Grover's algorithm is an approximation of imaginary-time evolution

TL;DR

This paper demonstrates that Grover's algorithm can be viewed as an approximation of imaginary-time evolution, offering a unified geometric and thermodynamic perspective that explains its variants and guides new algorithm development.

Contribution

It introduces a novel ITE-based framework for understanding Grover's algorithm, explaining existing variants and proposing a new, faster $\pi/2$-algorithm with practical advantages.

Findings

Grover's algorithm approximates imaginary-time evolution.

The framework explains the choice of angles in Grover's variants.

A new $\pi/2$-algorithm converges faster without overshooting.

Abstract

We reveal the power of Grover's algorithm from thermodynamic and geometric perspectives by showing that it is a product formula approximation of imaginary-time evolution (ITE), a Riemannian gradient flow on the special unitary group. This ITE formulation provides a unified perspective on Grover's algorithm, its variants and extensions to widely used quantum subroutines including amplitude amplification and oblivious amplitude amplification.
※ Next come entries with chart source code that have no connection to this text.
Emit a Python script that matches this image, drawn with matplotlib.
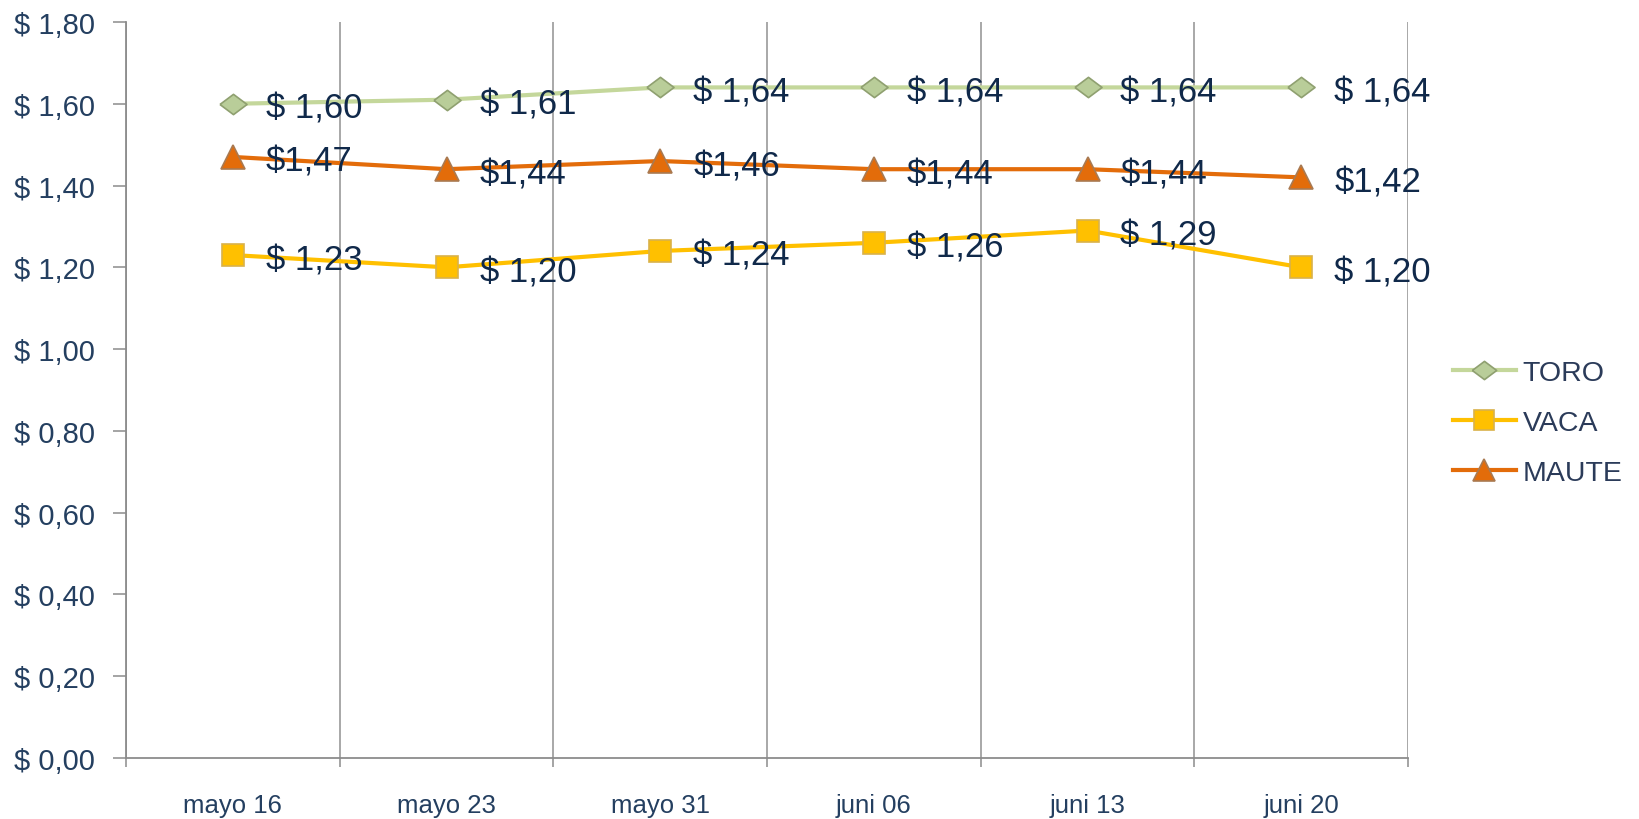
import matplotlib
matplotlib.use("Agg")
import matplotlib.pyplot as plt
import numpy as np

plt.rcParams['font.family'] = ['Liberation Sans', 'DejaVu Sans']

categories = ["mayo 16", "mayo 23", "mayo 31", "juni 06", "juni 13", "juni 20"]
toro = [1.60, 1.61, 1.64, 1.64, 1.64, 1.64]
vaca = [1.23, 1.20, 1.24, 1.26, 1.29, 1.20]
maute = [1.47, 1.44, 1.46, 1.44, 1.44, 1.42]
ytick_values = [0.0, 0.2, 0.4, 0.6, 0.8, 1.0, 1.2, 1.4, 1.6, 1.8]
ytick_labels = ["$ 0,00", "$ 0,20", "$ 0,40", "$ 0,60", "$ 0,80",
                "$ 1,00", "$ 1,20", "$ 1,40", "$ 1,60", "$ 1,80"]

def fmt_space(v):
    return "$ " + f"{v:.2f}".replace(".", ",")

def fmt_nospace(v):
    return "$" + f"{v:.2f}".replace(".", ",")

W, H = 1639, 820
fig = plt.figure(figsize=(W / 100, H / 100), dpi=100)
ax = fig.add_axes([126 / W, 1 - 759 / H, (1408 - 126) / W, (759 - 23) / H])

x = np.arange(len(categories))
diamond = [(-1, 0), (0, 0.75), (1, 0), (0, -0.75), (-1, 0)]

series = [
    ("TORO", toro, "#C4D79B", "#B9CD99", "#8FA070", diamond, 19.5, fmt_space),
    ("VACA", vaca, "#FFC000", "#FFC000", "#D9B24A", "s", 16.5, fmt_space),
    ("MAUTE", maute, "#E36C0A", "#E36C0A", "#A97A52", "^", 17, fmt_nospace),
]

for name, vals, lc, fc, ec, mk, ms, fmt in series:
    ax.plot(x, vals, color=lc, lw=3.0, marker=mk, markersize=ms,
            markerfacecolor=fc, markeredgecolor=ec, markeredgewidth=1.2,
            label=name, zorder=3)
    for xi, v in zip(x, vals):
        ax.annotate(fmt(v), (xi, v), xytext=(33, -1), textcoords="offset pixels",
                    ha="left", va="center_baseline", fontsize=25,
                    color="#10294A", zorder=5)

ax.set_xlim(-0.5, len(categories) - 0.5)
ax.set_ylim(0, 1.8)

grey = "#8C8C8C"
for s in ["top", "right"]:
    ax.spines[s].set_visible(False)
for s in ["left", "bottom"]:
    ax.spines[s].set_color(grey)
    ax.spines[s].set_linewidth(1.3)

ax.set_yticks(ytick_values)
ax.set_yticklabels(ytick_labels)
ax.tick_params(axis="y", direction="out", length=9.4, width=1.1, color=grey,
               pad=13, labelsize=21, labelcolor="#243F60")

bounds = np.arange(-0.5, len(categories), 1.0)
ax.set_xticks(bounds)
ax.set_xticklabels([])
ax.set_xticks(x, minor=True)
ax.set_xticklabels(categories, minor=True)
ax.tick_params(axis="x", which="major", direction="out", length=6.5, width=1.1,
               color=grey)
ax.tick_params(axis="x", which="minor", length=0, pad=25, labelsize=18.5,
               labelcolor="#243F60")
ax.xaxis.grid(True, which="major", color="#9A9A9A", lw=1.2)
ax.set_axisbelow(True)

leg = fig.legend(loc="center left", bbox_to_anchor=(1453 / W, 1 - 424 / H),
                 frameon=False, fontsize=20.5, handlelength=2.2, handletextpad=0.25,
                 labelspacing=0.85, borderpad=0, borderaxespad=0, markerscale=0.9)
for t in leg.get_texts():
    t.set_color("#2B3B59")

fig.savefig("out.png", dpi=100)
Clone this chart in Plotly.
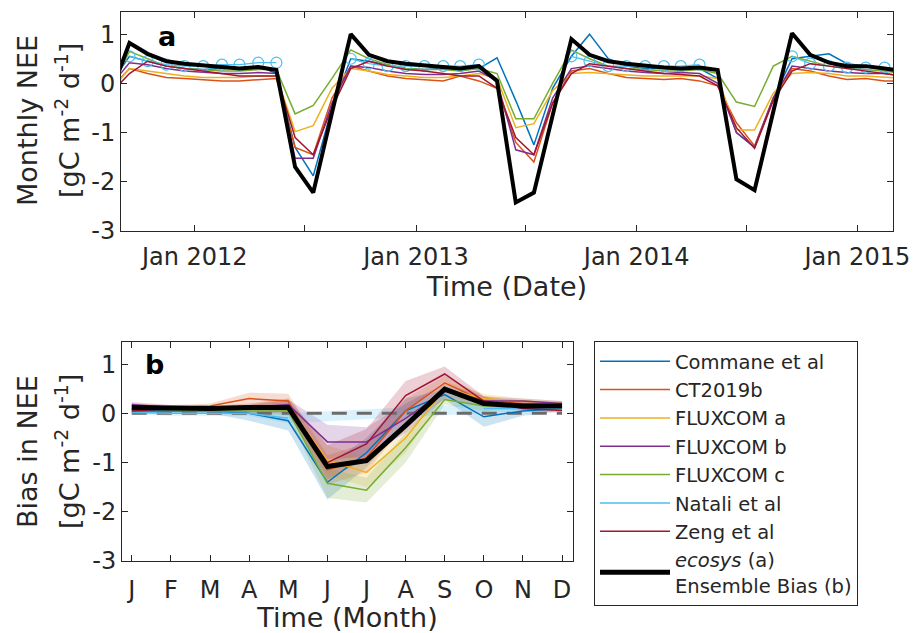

Specifically, the framework explains the choice of angles in the original Grover's algorithm and $\pi/3$-algorithm. It also motivates a new $\pi/2$-algorithm, for cases a modest failure probability is acceptable, that converges faster than the $\pi/3$-algorithm without overshooting. Our analysis further provides a link between ITE and quantum signal processing, which yields a new implementation of the fixed-point quantum search algorithm. Moreover, the ITE formulation can systematically reproduce widely-used subroutines in modern quantum algorithms, such as (oblivious) amplitude amplification. These results collectively establish a deeper understanding of Grover's algorithm and suggest a potential role for thermodynamics and geometry in quantum algorithm design.